La paurosa crisi di liquidità che ha costretto Bear Stearns (-46% nella sola giornata di venerdì) a ricorrere ai prestiti di emergenza della Fed e di Jp Morgan è solo l’ultima di una lunga serie di turbolenze che hanno gettato nel panico gli investitori e i mercati finanziari. Prima di questo ultimo campanello d’allarme c’erano stati il salvataggio di Northern Rock da parte di Bank of England, la crisi di alcune banche regionali tedesche (IKB su tutte) e infine l’aumento di capitale di SocGen (dopo lo scandalo del trader che avrebbe causato una perdita di 5 miliardi di euro all’istituto che fino a due mesi fa era probabilmente il leader mondiale nei derivati).

L’attuale crisi non ha lasciato prigionieri: real estate, small caps, società industriali e cicliche, finanziari, banche e da ultimo utilities e telecom (che hanno comunque sovraperformato il resto del mercato) sono state massacrate da “shortisti” di ogni genere e da fondi che dovevano fare fronte ai numerosi riscatti. Il risultato di un mercato preda del panico (alla faccia di quelli che ne teorizzano l’efficienza) sono valutazioni probabilmente al di fuori di ogni ragionevolezza.

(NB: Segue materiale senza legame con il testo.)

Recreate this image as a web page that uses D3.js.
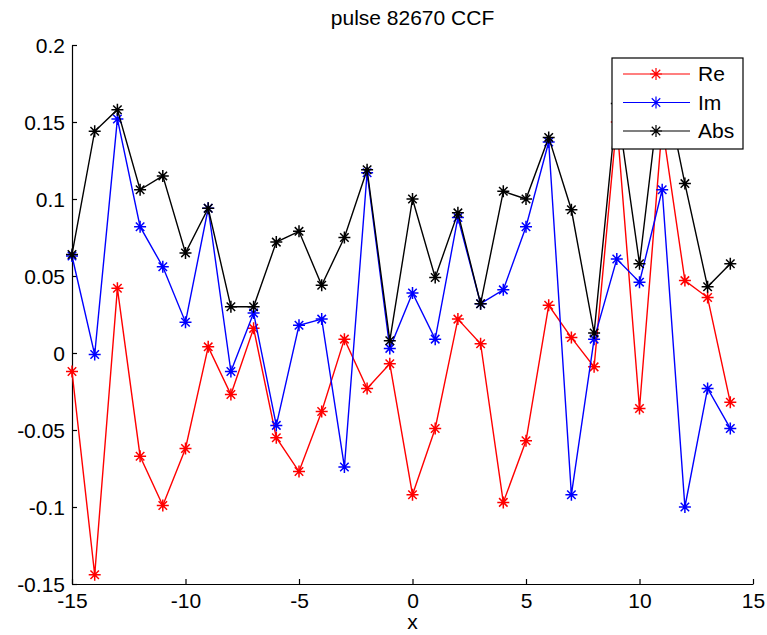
<!DOCTYPE html>
<html lang="en">
<head>
  <meta charset="UTF-8" />
  <title>pulse 82670 CCF</title>
  <script src="https://d3js.org/d3.v7.min.js"></script>
  <style>
    body {
      margin: 0;
      background: white;
      font-family: "Liberation Sans", Arial, sans-serif;
    }
    svg {
      display: block;
    }
  </style>
</head>
<body>

<svg width="767" height="635"></svg>

<script>
  const lags = d3.range(-15, 15);
  const reValues = [-0.012, -0.144, 0.042, -0.067, -0.099, -0.062, 0.004, -0.027, 0.016, -0.055,
                    -0.077, -0.038, 0.009, -0.023, -0.007, -0.092, -0.049, 0.022, 0.006, -0.097,
                    -0.057, 0.031, 0.010, -0.009, 0.150, -0.036, 0.148, 0.047, 0.036, -0.032];
  const imValues = [0.063, -0.001, 0.152, 0.082, 0.056, 0.020, 0.094, -0.012, 0.026, -0.047,
                    0.018, 0.022, -0.074, 0.117, 0.003, 0.039, 0.009, 0.088, 0.032, 0.041,
                    0.082, 0.137, -0.092, 0.009, 0.061, 0.046, 0.106, -0.100, -0.023, -0.049];
  const absValues = [0.064, 0.144, 0.158, 0.106, 0.115, 0.065, 0.094, 0.030, 0.030, 0.072,
                     0.079, 0.044, 0.075, 0.119, 0.008, 0.100, 0.049, 0.091, 0.032, 0.105,
                     0.100, 0.140, 0.093, 0.013, 0.162, 0.058, 0.182, 0.110, 0.043, 0.058];
  const xTicks = [-15, -10, -5, 0, 5, 10, 15];
  const yTicks = [-0.15, -0.1, -0.05, 0, 0.05, 0.1, 0.15, 0.2];

  const series = [
    { name: "Re", color: "#ff0000", values: reValues },
    { name: "Im", color: "#0000ff", values: imValues },
    { name: "Abs", color: "#000000", values: absValues }
  ];

  const svg = d3.select("svg");
  const margin = { top: 45, right: 14, bottom: 51, left: 72 };
  const width = +svg.attr("width");
  const height = +svg.attr("height");
  const innerWidth = width - margin.left - margin.right;
  const innerHeight = height - margin.top - margin.bottom;

  const g = svg.append("g")
    .attr("transform", `translate(${margin.left},${margin.top})`);

  const x = d3.scaleLinear().domain([-15, 15]).range([0, innerWidth]);
  const y = d3.scaleLinear().domain([-0.15, 0.2]).range([innerHeight, 0]);

  // plain hyphen for negatives, like MATLAB
  const fmt = d => String(+d.toFixed(2));

  // axes, MATLAB style: ticks point inward
  const xAxis = d3.axisBottom(x).tickValues(xTicks).tickSizeInner(-5).tickSizeOuter(0)
    .tickPadding(9).tickFormat(fmt);
  const yAxis = d3.axisLeft(y).tickValues(yTicks).tickSizeInner(-5).tickSizeOuter(0)
    .tickPadding(7).tickFormat(fmt);

  const gx = g.append("g")
    .attr("transform", `translate(0,${innerHeight})`)
    .call(xAxis);
  const gy = g.append("g").call(yAxis);

  [gx, gy].forEach(a => {
    a.attr("font-size", 21).attr("font-family", "'Liberation Sans', Arial, sans-serif");
    a.selectAll("text").attr("fill", "#000");
    a.selectAll("line, path").attr("stroke", "#000").attr("stroke-width", 1.2);
  });
  gy.selectAll("text").attr("dy", "0.35em");
  gx.selectAll("text").attr("dy", "0.71em");

  // title and x label
  svg.append("text")
    .attr("x", margin.left + innerWidth / 2)
    .attr("y", 25)
    .attr("text-anchor", "middle")
    .attr("font-size", 21)
    .text("pulse 82670 CCF");

  svg.append("text")
    .attr("x", margin.left + innerWidth / 2)
    .attr("y", 629)
    .attr("text-anchor", "middle")
    .attr("font-size", 21)
    .text("x");

  // asterisk marker ('*' = '+' and 'x' overlaid)
  const r = 6;
  const d45 = r * Math.SQRT1_2;
  const starPath = `M${-r},0L${r},0M0,${-r}L0,${r}` +
    `M${-d45},${-d45}L${d45},${d45}M${-d45},${d45}L${d45},${-d45}`;

  const line = d3.line()
    .x((d, i) => x(lags[i]))
    .y(d => y(d));

  series.forEach(s => {
    g.append("path")
      .datum(s.values)
      .attr("fill", "none")
      .attr("stroke", s.color)
      .attr("stroke-width", 1.4)
      .attr("d", line);

    g.selectAll(null)
      .data(s.values)
      .enter()
      .append("path")
      .attr("transform", (d, i) => `translate(${x(lags[i])},${y(d)})`)
      .attr("d", starPath)
      .attr("stroke", s.color)
      .attr("stroke-width", 1.5)
      .attr("fill", "none");
  });

  // legend
  const legend = svg.append("g").attr("transform", "translate(612,58)");
  legend.append("rect")
    .attr("width", 131)
    .attr("height", 91)
    .attr("fill", "white")
    .attr("stroke", "#000")
    .attr("stroke-width", 1.2);

  series.forEach((s, i) => {
    const ly = 16 + i * 28.5;
    legend.append("line")
      .attr("x1", 11).attr("x2", 78)
      .attr("y1", ly).attr("y2", ly)
      .attr("stroke", s.color)
      .attr("stroke-width", 1.2);
    legend.append("path")
      .attr("transform", `translate(44,${ly})`)
      .attr("d", starPath)
      .attr("stroke", s.color)
      .attr("stroke-width", 1.2)
      .attr("fill", "none");
    legend.append("text")
      .attr("x", 86)
      .attr("y", ly)
      .attr("dy", "0.35em")
      .attr("font-size", 21)
      .text(s.name);
  });
</script>

</body>
</html>
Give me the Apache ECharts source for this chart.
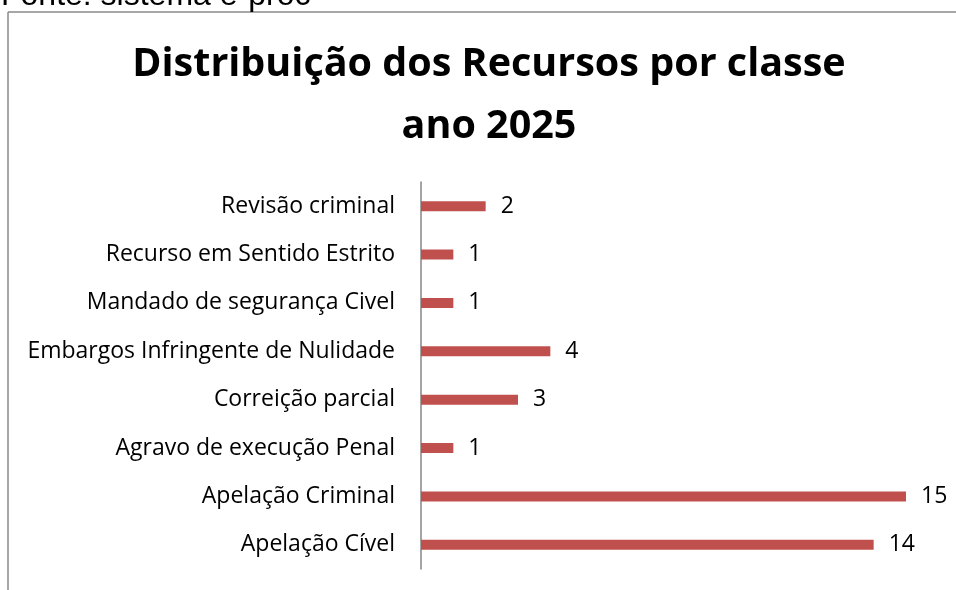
<!DOCTYPE html>
<html>
<head>
<meta charset="utf-8">
<script src="https://cdn.jsdelivr.net/npm/echarts@6/dist/echarts.min.js"></script>
<style>
  html, body { margin: 0; padding: 0; background: #fff; }
  #chart { width: 956px; height: 590px; }
</style>
</head>
<body>
<div id="chart"></div>
<script>
// classes, top to bottom as shown
const classes = [
  'Revisão criminal',
  'Recurso em Sentido Estrito',
  'Mandado de segurança Civel',
  'Embargos Infringente de Nulidade',
  'Correição parcial',
  'Agravo de execução Penal',
  'Apelação Criminal',
  'Apelação Cível'
];
const totals = [2, 1, 1, 4, 3, 1, 15, 14];

const FONT = '"Open Sans", "Noto Sans", sans-serif';

let myChart = echarts.init(document.getElementById('chart'));
let option = {
  backgroundColor: '#fff',
  animation: false,
  title: {
    text: 'Distribuição dos Recursos por classe\nano 2025',
    left: 484,
    textAlign: 'center',
    top: 29,
    textStyle: {
      fontFamily: FONT,
      fontWeight: 'bold',
      fontSize: 39.5,
      lineHeight: 62,
      color: '#000'
    }
  },
  graphic: [
    // frame of the chart area
    { type: 'line', shape: { x1: 8, y1: 12, x2: 956, y2: 12 }, style: { stroke: '#8a8a8a', lineWidth: 1.5 } },
    { type: 'line', shape: { x1: 8, y1: 12, x2: 8, y2: 590 }, style: { stroke: '#8a8a8a', lineWidth: 1.5 } },
    // source note, cut off at the top
    { type: 'text', left: 1, top: -20, style: { text: 'Fonte: sistema e-proc', font: '32px "Liberation Sans", Arial, sans-serif', fill: '#000' } }
  ],
  grid: {
    left: 421,
    right: 50,
    top: 182,
    bottom: 21
  },
  xAxis: {
    type: 'value',
    min: 0,
    max: 15,
    show: false
  },
  yAxis: {
    type: 'category',
    inverse: true,
    data: classes,
    axisTick: { show: false },
    axisLine: { lineStyle: { color: '#868686', width: 1.5 } },
    axisLabel: {
      margin: 26,
      fontFamily: FONT,
      fontSize: 23,
      color: '#000'
    }
  },
  series: [{
    type: 'bar',
    data: totals,
    barWidth: 10,
    itemStyle: { color: '#C0504D' },
    label: {
      show: true,
      position: 'right',
      distance: 15,
      fontFamily: FONT,
      fontSize: 23,
      color: '#000'
    }
  }]
};
myChart.setOption(option);
</script>
</body>
</html>
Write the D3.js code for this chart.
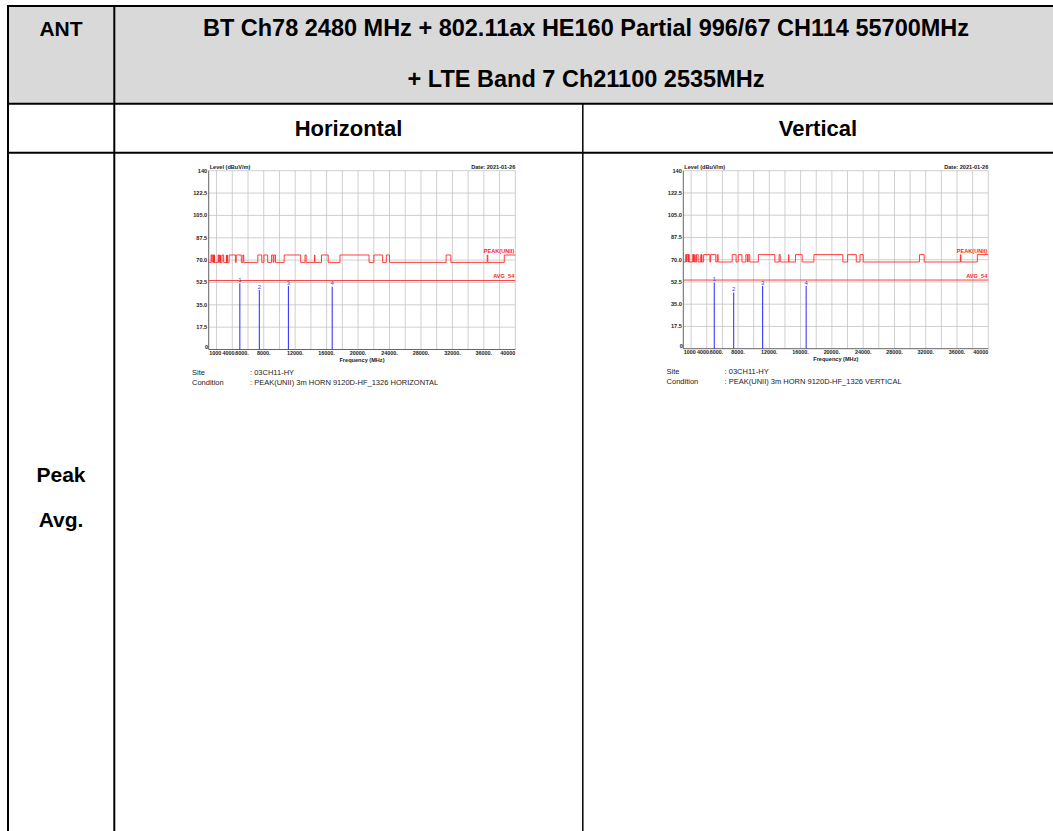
<!DOCTYPE html>
<html>
<head>
<meta charset="utf-8">
<script src="https://cdn.jsdelivr.net/npm/d3@7"></script>
<style>
  html, body { margin: 0; padding: 0; background: #ffffff; }
  svg { display: block; }
</style>
</head>
<body>
<script>
// ---- Axis definitions -------------------------------------------------
const freqTicks = [1000, 4000, 6000, 8000, 12000, 16000, 20000, 24000, 28000, 32000, 36000, 40000];
const freqTickLabels = ["1000", "4000.", "6000.", "8000.", "12000.", "16000.", "20000.", "24000.", "28000.", "32000.", "36000.", "40000"];
const levelTicks = [0, 17.5, 35, 52.5, 70, 87.5, 105, 122.5, 140];
const levelTickLabels = ["0", "17.5", "35.0", "52.5", "70.0", "87.5", "105.0", "122.5", "140"];

// ---- Limit lines -------------------------------------------------------
// Restricted bands (MHz): the peak limit steps up to 74 dBuV/m inside them
const restrictedBands = [
  [1300, 1427], [1435, 1626.5], [1645.5, 1646.5], [1660, 1710], [1718.8, 1722.2],
  [2200, 2300], [2310, 2390], [2483.5, 2500], [2690, 2900], [3260, 3267],
  [3332, 3339], [3345.8, 3358], [3600, 4400], [4500, 5150], [5350, 5460],
  [7250, 7750], [8025, 8500], [9000, 9200], [9300, 9500], [10600, 12700],
  [13250, 13400], [14470, 14500], [15350, 16200], [17700, 21400], [22010, 23120],
  [23600, 24000], [31200, 31800], [36430, 36500], [38600, 40000]
];
const peakLimitHigh = 74;
const peakLimitLow = 68.2;
const avgLimit = 54;

// ---- Measured emissions ------------------------------------------------
const markerNames = ["1", "2", "3", "4"];
const horizontalFreq = [4960, 7440, 11140, 16710];
const horizontalLevel = [51.8, 46.6, 49.7, 49.2];
const verticalFreq = [4960, 7440, 11140, 16710];
const verticalLevel = [52.1, 44.3, 49.4, 49.4];

// ---- Table text --------------------------------------------------------
const headerLines = [
  "BT Ch78 2480 MHz + 802.11ax HE160 Partial 996/67 CH114 55700MHz",
  "+ LTE Band 7 Ch21100 2535MHz"
];
const polarizations = ["Horizontal", "Vertical"];
const rowLabels = ["Peak", "Avg."];
const siteName = ": 03CH11-HY";
const conditionText = [
  ": PEAK(UNII) 3m HORN 9120D-HF_1326 HORIZONTAL",
  ": PEAK(UNII) 3m HORN 9120D-HF_1326 VERTICAL"
];

const W = 1053, H = 831;
const svg = d3.select("body").append("svg").attr("width", W).attr("height", H);

// ---- Table -------------------------------------------------------------
const tbl = svg.append("g");
tbl.append("rect").attr("x", 9).attr("y", 7).attr("width", W - 9).attr("height", 96)
  .attr("fill", "#d9d9d9");
const rule = (x1, y1, x2, y2, w) => tbl.append("line")
  .attr("x1", x1).attr("y1", y1).attr("x2", x2).attr("y2", y2)
  .attr("stroke", "#000").attr("stroke-width", w);
rule(7, 6, W, 6, 2);
rule(8, 5, 8, H, 2);
rule(114.3, 5, 114.3, H, 2);
rule(7, 103.7, W, 103.7, 2);
rule(7, 152.7, W, 152.7, 2);
rule(582.8, 103.7, 582.8, H, 1.5);

const headFont = "'Liberation Sans', Arial, sans-serif";
const tText = (x, y, s, size) => tbl.append("text").attr("x", x).attr("y", y)
  .attr("text-anchor", "middle").attr("font-family", headFont)
  .attr("font-weight", "bold").attr("font-size", size).attr("fill", "#000").text(s);
tText(61, 36, "ANT", 21);
tText(586, 36, headerLines[0], 23.5);
tText(586, 87, headerLines[1], 23.5);
tText(348.5, 136, polarizations[0], 22);
tText(818, 136, polarizations[1], 22);
tText(61, 482, rowLabels[0], 21);
tText(61, 527, rowLabels[1], 21);

// ---- Spectrum chart ----------------------------------------------------
function peakLimitPoints(x0, x1) {
  const pts = [[x0, peakLimitLow]];
  restrictedBands.forEach(([a, b]) => {
    pts.push([a, peakLimitHigh]);
    pts.push(b >= x1 ? [x1, peakLimitHigh] : [b, peakLimitLow]);
  });
  const last = pts[pts.length - 1];
  if (last[0] < x1) pts.push([x1, last[1]]);
  return pts;
}

function drawChart(frame, freqs, levels, condition) {
  const g = svg.append("g");
  const x = d3.scaleLinear().domain([1000, 40000]).range([frame.left, frame.right]);
  const y = d3.scaleLinear().domain([0, 140]).range([frame.bottom, frame.top]);
  const small = "'Liberation Sans', Arial, sans-serif";

  // grid
  g.append("g").selectAll("line").data(d3.range(2000, 40001, 2000)).join("line")
    .attr("x1", d => x(d)).attr("x2", d => x(d))
    .attr("y1", frame.top).attr("y2", frame.bottom)
    .attr("stroke", "#c4c4c4").attr("stroke-width", 0.8);
  g.append("g").selectAll("line").data(levelTicks.slice(1)).join("line")
    .attr("x1", frame.left).attr("x2", frame.right)
    .attr("y1", d => y(d)).attr("y2", d => y(d))
    .attr("stroke", "#c4c4c4").attr("stroke-width", 0.8);

  // axes frame
  g.append("line").attr("x1", frame.left).attr("x2", frame.left)
    .attr("y1", frame.top).attr("y2", frame.bottom)
    .attr("stroke", "#555").attr("stroke-width", 0.9);
  g.append("line").attr("x1", frame.left).attr("x2", frame.right)
    .attr("y1", frame.bottom).attr("y2", frame.bottom)
    .attr("stroke", "#555").attr("stroke-width", 0.9);

  // y tick labels
  g.append("g").selectAll("text").data(levelTicks).join("text")
    .attr("x", (d, i) => i === 0 ? frame.left - 0.5 : frame.left - 1.5)
    .attr("y", (d, i) => i === 0 ? y(d) - 1 : y(d) + 2)
    .attr("text-anchor", "end").attr("font-family", small).attr("font-weight", "bold")
    .attr("font-size", 5.6).attr("fill", "#222")
    .text((d, i) => levelTickLabels[i]);

  // x tick labels (the crowded 4000/6000 pair is nudged apart)
  g.append("g").selectAll("text").data(freqTicks).join("text")
    .attr("x", (d, i) => i === 0 ? frame.left + 0.5 : x(d) - (d === 6000 ? 6 : d === 4000 ? 3 : 0))
    .attr("y", frame.bottom + 5.5)
    .attr("text-anchor", (d, i) => i === 0 ? "start" : (i === freqTicks.length - 1 ? "end" : "middle"))
    .attr("font-family", small).attr("font-weight", "bold")
    .attr("font-size", 5.4).attr("fill", "#222")
    .text((d, i) => freqTickLabels[i]);

  g.append("text").attr("x", (frame.left + frame.right) / 2).attr("y", frame.bottom + 12.5)
    .attr("text-anchor", "middle").attr("font-family", small).attr("font-weight", "bold")
    .attr("font-size", 5.6).attr("fill", "#222").text("Frequency (MHz)");
  g.append("text").attr("x", frame.left + 1).attr("y", frame.top - 1.5)
    .attr("font-family", small).attr("font-weight", "bold")
    .attr("font-size", 5.6).attr("fill", "#222").text("Level (dBuV/m)");
  g.append("text").attr("x", frame.right).attr("y", frame.top - 1.5)
    .attr("text-anchor", "end").attr("font-family", small).attr("font-weight", "bold")
    .attr("font-size", 5.6).attr("fill", "#222").text("Date: 2021-01-26");

  // limit lines
  const line = d3.line().x(d => x(d[0])).y(d => y(d[1])).curve(d3.curveStepAfter);
  g.append("path").datum(peakLimitPoints(1000, 40000)).attr("d", line)
    .attr("fill", "none").attr("stroke", "#ff2a2a").attr("stroke-width", 0.9);
  g.append("path").datum([[1000, avgLimit], [40000, avgLimit]]).attr("d", line)
    .attr("fill", "none").attr("stroke", "#ff2a2a").attr("stroke-width", 0.9);
  g.append("text").attr("x", frame.right - 1).attr("y", y(peakLimitHigh) - 1.8)
    .attr("text-anchor", "end").attr("font-family", small).attr("font-weight", "bold")
    .attr("font-size", 5.6).attr("fill", "#ff2020").text("PEAK(UNII)");
  g.append("text").attr("x", frame.right - 1).attr("y", y(avgLimit) - 2.5)
    .attr("text-anchor", "end").attr("font-family", small).attr("font-weight", "bold")
    .attr("font-size", 5.6).attr("fill", "#ff2020").text("AVG_54");

  // emission markers
  const mk = g.append("g").selectAll("g").data(freqs).join("g");
  mk.append("line")
    .attr("x1", d => x(d)).attr("x2", d => x(d))
    .attr("y1", (d, i) => y(levels[i])).attr("y2", frame.bottom)
    .attr("stroke", "#3a3aff").attr("stroke-width", 1.1);
  mk.append("text")
    .attr("x", d => x(d)).attr("y", (d, i) => y(levels[i]) - 1.2)
    .attr("text-anchor", "middle").attr("font-family", small)
    .attr("font-size", 6).attr("fill", "#3a3aff")
    .text((d, i) => markerNames[i]);

  // site / condition notes
  const noteText = (dx, dy, s) => g.append("text")
    .attr("x", frame.left + dx).attr("y", frame.bottom + dy)
    .attr("font-family", small).attr("font-size", 7.5).attr("fill", "#222").text(s);
  noteText(-16.7, 25.3, "Site");
  noteText(41.3, 25.3, siteName);
  noteText(-16.7, 35.3, "Condition");
  noteText(41.3, 35.3, condition);
}

drawChart({ left: 208.7, right: 515.3, top: 170.7, bottom: 349.5 },
  horizontalFreq, horizontalLevel, conditionText[0]);
drawChart({ left: 683.3, right: 988.3, top: 170.7, bottom: 348.7 },
  verticalFreq, verticalLevel, conditionText[1]);
</script>
</body>
</html>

Tra le molte sottovalutazioni che la borsa sembra esprimere si distingue nettamente Telecom Italia, un titolo che si è sbriciolato dopo le dichiarazioni di qualche improvvido sindacalista e la presentazione di un piano industriale che ha decisamente deluso la comunità finanziaria (senza considerare il fiume di azioni vendute sul mercato da Royal Bank of Scotland dopo l’escussione del pegno sul finanziamento concesso a Hopa). Eppure Telecom Italia sembrava rappresentare uno degli ultimi porti sicuri nella tempesta che sta squassando le borse di mezzo mondo: business difensivo al massimo livello, alti dividendi e dulcis in fundo una società che potrebbe essere scalata dagli spagnoli di Telefonica. Siamo sicuri che Bernabè saprà recuperare a suon di risultati la fiducia degli investitori e che la natura difensiva della società ne farà emergere il reale valore. Nel frattempo ci piace evidenziare, dato che pochi lo hanno fatto, che Pirelli ha venduto a quasi 3 euro azioni che ora ne valgono meno della metà e che durante la gestione tanto vituperata di Tronchetti Provera il titolo stava costantemente sopra i due, quotando a multipli molto più in linea degli attuali con le altre società europee. Non è questa la sede per un esame approfondito dei meriti o demeriti imprenditoriali dell’ex presidente di Telecom Italia, intanto non possiamo fare a meno di domandarci cosa si sarebbe letto sui giornali se le performance delle ultime settimane (-34% dall’inizio dell’anno) si fossero viste sotto la precedente gestione. Morale della favola: tutti i manager sono uguali, ma qualcuno è più uguale (o meno) degli altri.